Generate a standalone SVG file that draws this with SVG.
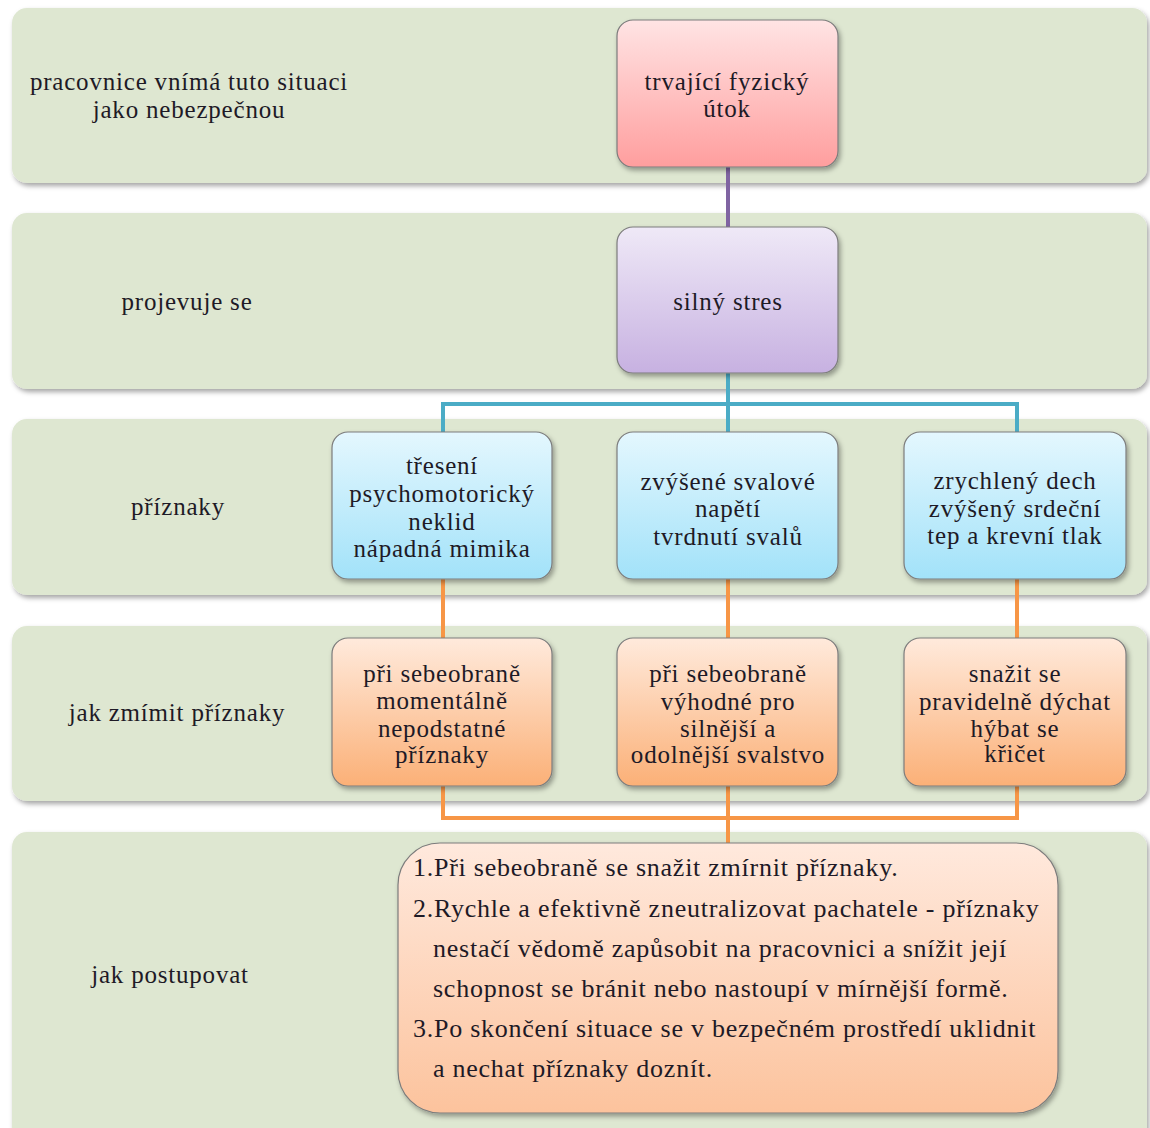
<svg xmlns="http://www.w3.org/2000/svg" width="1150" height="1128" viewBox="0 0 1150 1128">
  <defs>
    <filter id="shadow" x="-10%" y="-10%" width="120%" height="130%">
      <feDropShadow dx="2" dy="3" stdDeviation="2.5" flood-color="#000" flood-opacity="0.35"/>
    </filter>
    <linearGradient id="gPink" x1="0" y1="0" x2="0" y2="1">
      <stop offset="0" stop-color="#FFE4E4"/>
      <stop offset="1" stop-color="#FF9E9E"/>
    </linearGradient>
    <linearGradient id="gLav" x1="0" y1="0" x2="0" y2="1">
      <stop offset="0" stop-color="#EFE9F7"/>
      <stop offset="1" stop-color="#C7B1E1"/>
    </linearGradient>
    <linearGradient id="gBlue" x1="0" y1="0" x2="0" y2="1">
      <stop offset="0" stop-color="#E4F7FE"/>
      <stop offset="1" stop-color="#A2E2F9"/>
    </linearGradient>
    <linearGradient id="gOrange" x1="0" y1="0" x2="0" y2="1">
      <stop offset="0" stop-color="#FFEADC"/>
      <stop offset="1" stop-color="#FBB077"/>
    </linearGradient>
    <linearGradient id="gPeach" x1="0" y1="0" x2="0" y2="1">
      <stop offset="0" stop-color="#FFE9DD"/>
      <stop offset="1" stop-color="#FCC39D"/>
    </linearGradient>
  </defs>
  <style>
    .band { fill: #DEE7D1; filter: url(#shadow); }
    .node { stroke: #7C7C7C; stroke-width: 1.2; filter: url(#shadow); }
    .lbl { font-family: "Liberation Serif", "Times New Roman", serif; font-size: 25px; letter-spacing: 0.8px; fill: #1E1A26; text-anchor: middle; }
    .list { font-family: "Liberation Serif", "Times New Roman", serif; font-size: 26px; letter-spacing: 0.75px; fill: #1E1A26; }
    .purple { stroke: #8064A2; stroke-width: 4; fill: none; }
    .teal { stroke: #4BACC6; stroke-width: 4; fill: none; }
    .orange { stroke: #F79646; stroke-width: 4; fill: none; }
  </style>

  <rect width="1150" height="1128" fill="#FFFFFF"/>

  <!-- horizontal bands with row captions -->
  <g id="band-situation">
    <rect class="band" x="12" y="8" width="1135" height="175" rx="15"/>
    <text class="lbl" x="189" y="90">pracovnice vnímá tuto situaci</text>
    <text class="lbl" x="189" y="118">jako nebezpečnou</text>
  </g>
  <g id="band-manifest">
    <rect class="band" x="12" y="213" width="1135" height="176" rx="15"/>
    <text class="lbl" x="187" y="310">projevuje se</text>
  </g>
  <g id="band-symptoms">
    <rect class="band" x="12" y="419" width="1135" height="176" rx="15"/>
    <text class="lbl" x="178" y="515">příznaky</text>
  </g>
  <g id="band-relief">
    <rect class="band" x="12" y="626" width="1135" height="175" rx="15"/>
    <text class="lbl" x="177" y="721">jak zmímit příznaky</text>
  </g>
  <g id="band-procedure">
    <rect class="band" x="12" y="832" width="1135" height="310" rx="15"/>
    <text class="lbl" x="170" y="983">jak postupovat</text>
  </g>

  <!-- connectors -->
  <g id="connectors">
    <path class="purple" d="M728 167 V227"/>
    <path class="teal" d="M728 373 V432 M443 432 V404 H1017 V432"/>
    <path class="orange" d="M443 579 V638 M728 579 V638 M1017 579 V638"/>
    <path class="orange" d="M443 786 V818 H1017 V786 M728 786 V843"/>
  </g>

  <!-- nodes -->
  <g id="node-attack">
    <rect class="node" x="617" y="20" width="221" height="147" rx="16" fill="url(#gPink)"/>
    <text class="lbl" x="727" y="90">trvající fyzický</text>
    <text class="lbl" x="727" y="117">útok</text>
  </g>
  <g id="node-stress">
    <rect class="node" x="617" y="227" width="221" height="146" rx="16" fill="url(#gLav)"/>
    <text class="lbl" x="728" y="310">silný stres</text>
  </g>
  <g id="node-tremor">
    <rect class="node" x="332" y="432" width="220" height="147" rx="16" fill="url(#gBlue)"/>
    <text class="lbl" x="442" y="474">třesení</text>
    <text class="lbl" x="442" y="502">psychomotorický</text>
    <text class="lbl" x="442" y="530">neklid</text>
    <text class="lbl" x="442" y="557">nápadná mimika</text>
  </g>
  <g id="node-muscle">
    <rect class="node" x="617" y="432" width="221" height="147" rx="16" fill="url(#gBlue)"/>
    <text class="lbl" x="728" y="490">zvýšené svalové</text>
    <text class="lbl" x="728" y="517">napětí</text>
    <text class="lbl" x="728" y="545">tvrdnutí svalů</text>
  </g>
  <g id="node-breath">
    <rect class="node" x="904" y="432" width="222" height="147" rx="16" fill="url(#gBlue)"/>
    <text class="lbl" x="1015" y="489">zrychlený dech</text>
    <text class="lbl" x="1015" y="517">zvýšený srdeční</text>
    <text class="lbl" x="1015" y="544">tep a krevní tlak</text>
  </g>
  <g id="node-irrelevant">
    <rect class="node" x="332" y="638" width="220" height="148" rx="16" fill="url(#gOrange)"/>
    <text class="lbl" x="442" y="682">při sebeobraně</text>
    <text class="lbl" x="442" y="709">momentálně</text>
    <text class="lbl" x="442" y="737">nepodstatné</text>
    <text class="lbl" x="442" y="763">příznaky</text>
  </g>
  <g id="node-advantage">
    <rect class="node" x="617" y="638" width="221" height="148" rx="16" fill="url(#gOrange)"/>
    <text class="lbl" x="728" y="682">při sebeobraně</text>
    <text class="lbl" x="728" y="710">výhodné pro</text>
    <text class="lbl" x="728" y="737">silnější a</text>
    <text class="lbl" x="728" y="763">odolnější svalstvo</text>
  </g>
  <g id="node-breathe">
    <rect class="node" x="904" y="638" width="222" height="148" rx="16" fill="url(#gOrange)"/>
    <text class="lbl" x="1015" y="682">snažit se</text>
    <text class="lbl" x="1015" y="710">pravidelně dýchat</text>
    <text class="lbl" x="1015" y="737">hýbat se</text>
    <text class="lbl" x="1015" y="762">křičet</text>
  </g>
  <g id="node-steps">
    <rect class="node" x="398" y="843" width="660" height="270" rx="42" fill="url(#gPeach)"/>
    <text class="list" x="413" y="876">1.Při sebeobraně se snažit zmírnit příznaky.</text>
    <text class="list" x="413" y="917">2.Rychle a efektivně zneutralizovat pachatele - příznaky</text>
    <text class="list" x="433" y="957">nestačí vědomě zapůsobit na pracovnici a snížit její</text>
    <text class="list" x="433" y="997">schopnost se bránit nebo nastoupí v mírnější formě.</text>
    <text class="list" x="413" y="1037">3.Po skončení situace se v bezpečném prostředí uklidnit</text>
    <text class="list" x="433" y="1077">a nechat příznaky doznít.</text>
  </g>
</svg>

........

AIM: Reproduce the whole listing exactly, but not the images in it.

RESULT OF THIS TASK:
Generate a standalone SVG file that draws this with SVG.
<svg xmlns="http://www.w3.org/2000/svg" width="1150" height="1128" viewBox="0 0 1150 1128">
  <defs>
    <filter id="shadow" x="-10%" y="-10%" width="120%" height="130%">
      <feDropShadow dx="2" dy="3" stdDeviation="2.5" flood-color="#000" flood-opacity="0.35"/>
    </filter>
    <linearGradient id="gPink" x1="0" y1="0" x2="0" y2="1">
      <stop offset="0" stop-color="#FFE4E4"/>
      <stop offset="1" stop-color="#FF9E9E"/>
    </linearGradient>
    <linearGradient id="gLav" x1="0" y1="0" x2="0" y2="1">
      <stop offset="0" stop-color="#EFE9F7"/>
      <stop offset="1" stop-color="#C7B1E1"/>
    </linearGradient>
    <linearGradient id="gBlue" x1="0" y1="0" x2="0" y2="1">
      <stop offset="0" stop-color="#E4F7FE"/>
      <stop offset="1" stop-color="#A2E2F9"/>
    </linearGradient>
    <linearGradient id="gOrange" x1="0" y1="0" x2="0" y2="1">
      <stop offset="0" stop-color="#FFEADC"/>
      <stop offset="1" stop-color="#FBB077"/>
    </linearGradient>
    <linearGradient id="gPeach" x1="0" y1="0" x2="0" y2="1">
      <stop offset="0" stop-color="#FFE9DD"/>
      <stop offset="1" stop-color="#FCC39D"/>
    </linearGradient>
  </defs>
  <style>
    .band { fill: #DEE7D1; filter: url(#shadow); }
    .node { stroke: #7C7C7C; stroke-width: 1.2; filter: url(#shadow); }
    .lbl { font-family: "Liberation Serif", "Times New Roman", serif; font-size: 25px; letter-spacing: 0.8px; fill: #1E1A26; text-anchor: middle; }
    .list { font-family: "Liberation Serif", "Times New Roman", serif; font-size: 26px; letter-spacing: 0.75px; fill: #1E1A26; }
    .purple { stroke: #8064A2; stroke-width: 4; fill: none; }
    .teal { stroke: #4BACC6; stroke-width: 4; fill: none; }
    .orange { stroke: #F79646; stroke-width: 4; fill: none; }
  </style>

  <rect width="1150" height="1128" fill="#FFFFFF"/>

  <!-- horizontal bands with row captions -->
  <g id="band-situation">
    <rect class="band" x="12" y="8" width="1135" height="175" rx="15"/>
    <text class="lbl" x="189" y="90">pracovnice vnímá tuto situaci</text>
    <text class="lbl" x="189" y="118">jako nebezpečnou</text>
  </g>
  <g id="band-manifest">
    <rect class="band" x="12" y="213" width="1135" height="176" rx="15"/>
    <text class="lbl" x="187" y="310">projevuje se</text>
  </g>
  <g id="band-symptoms">
    <rect class="band" x="12" y="419" width="1135" height="176" rx="15"/>
    <text class="lbl" x="178" y="515">příznaky</text>
  </g>
  <g id="band-relief">
    <rect class="band" x="12" y="626" width="1135" height="175" rx="15"/>
    <text class="lbl" x="177" y="721">jak zmímit příznaky</text>
  </g>
  <g id="band-procedure">
    <rect class="band" x="12" y="832" width="1135" height="310" rx="15"/>
    <text class="lbl" x="170" y="983">jak postupovat</text>
  </g>

  <!-- connectors -->
  <g id="connectors">
    <path class="purple" d="M728 167 V227"/>
    <path class="teal" d="M728 373 V432 M443 432 V404 H1017 V432"/>
    <path class="orange" d="M443 579 V638 M728 579 V638 M1017 579 V638"/>
    <path class="orange" d="M443 786 V818 H1017 V786 M728 786 V843"/>
  </g>

  <!-- nodes -->
  <g id="node-attack">
    <rect class="node" x="617" y="20" width="221" height="147" rx="16" fill="url(#gPink)"/>
    <text class="lbl" x="727" y="90">trvající fyzický</text>
    <text class="lbl" x="727" y="117">útok</text>
  </g>
  <g id="node-stress">
    <rect class="node" x="617" y="227" width="221" height="146" rx="16" fill="url(#gLav)"/>
    <text class="lbl" x="728" y="310">silný stres</text>
  </g>
  <g id="node-tremor">
    <rect class="node" x="332" y="432" width="220" height="147" rx="16" fill="url(#gBlue)"/>
    <text class="lbl" x="442" y="474">třesení</text>
    <text class="lbl" x="442" y="502">psychomotorický</text>
    <text class="lbl" x="442" y="530">neklid</text>
    <text class="lbl" x="442" y="557">nápadná mimika</text>
  </g>
  <g id="node-muscle">
    <rect class="node" x="617" y="432" width="221" height="147" rx="16" fill="url(#gBlue)"/>
    <text class="lbl" x="728" y="490">zvýšené svalové</text>
    <text class="lbl" x="728" y="517">napětí</text>
    <text class="lbl" x="728" y="545">tvrdnutí svalů</text>
  </g>
  <g id="node-breath">
    <rect class="node" x="904" y="432" width="222" height="147" rx="16" fill="url(#gBlue)"/>
    <text class="lbl" x="1015" y="489">zrychlený dech</text>
    <text class="lbl" x="1015" y="517">zvýšený srdeční</text>
    <text class="lbl" x="1015" y="544">tep a krevní tlak</text>
  </g>
  <g id="node-irrelevant">
    <rect class="node" x="332" y="638" width="220" height="148" rx="16" fill="url(#gOrange)"/>
    <text class="lbl" x="442" y="682">při sebeobraně</text>
    <text class="lbl" x="442" y="709">momentálně</text>
    <text class="lbl" x="442" y="737">nepodstatné</text>
    <text class="lbl" x="442" y="763">příznaky</text>
  </g>
  <g id="node-advantage">
    <rect class="node" x="617" y="638" width="221" height="148" rx="16" fill="url(#gOrange)"/>
    <text class="lbl" x="728" y="682">při sebeobraně</text>
    <text class="lbl" x="728" y="710">výhodné pro</text>
    <text class="lbl" x="728" y="737">silnější a</text>
    <text class="lbl" x="728" y="763">odolnější svalstvo</text>
  </g>
  <g id="node-breathe">
    <rect class="node" x="904" y="638" width="222" height="148" rx="16" fill="url(#gOrange)"/>
    <text class="lbl" x="1015" y="682">snažit se</text>
    <text class="lbl" x="1015" y="710">pravidelně dýchat</text>
    <text class="lbl" x="1015" y="737">hýbat se</text>
    <text class="lbl" x="1015" y="762">křičet</text>
  </g>
  <g id="node-steps">
    <rect class="node" x="398" y="843" width="660" height="270" rx="42" fill="url(#gPeach)"/>
    <text class="list" x="413" y="876">1.Při sebeobraně se snažit zmírnit příznaky.</text>
    <text class="list" x="413" y="917">2.Rychle a efektivně zneutralizovat pachatele - příznaky</text>
    <text class="list" x="433" y="957">nestačí vědomě zapůsobit na pracovnici a snížit její</text>
    <text class="list" x="433" y="997">schopnost se bránit nebo nastoupí v mírnější formě.</text>
    <text class="list" x="413" y="1037">3.Po skončení situace se v bezpečném prostředí uklidnit</text>
    <text class="list" x="433" y="1077">a nechat příznaky doznít.</text>
  </g>
</svg>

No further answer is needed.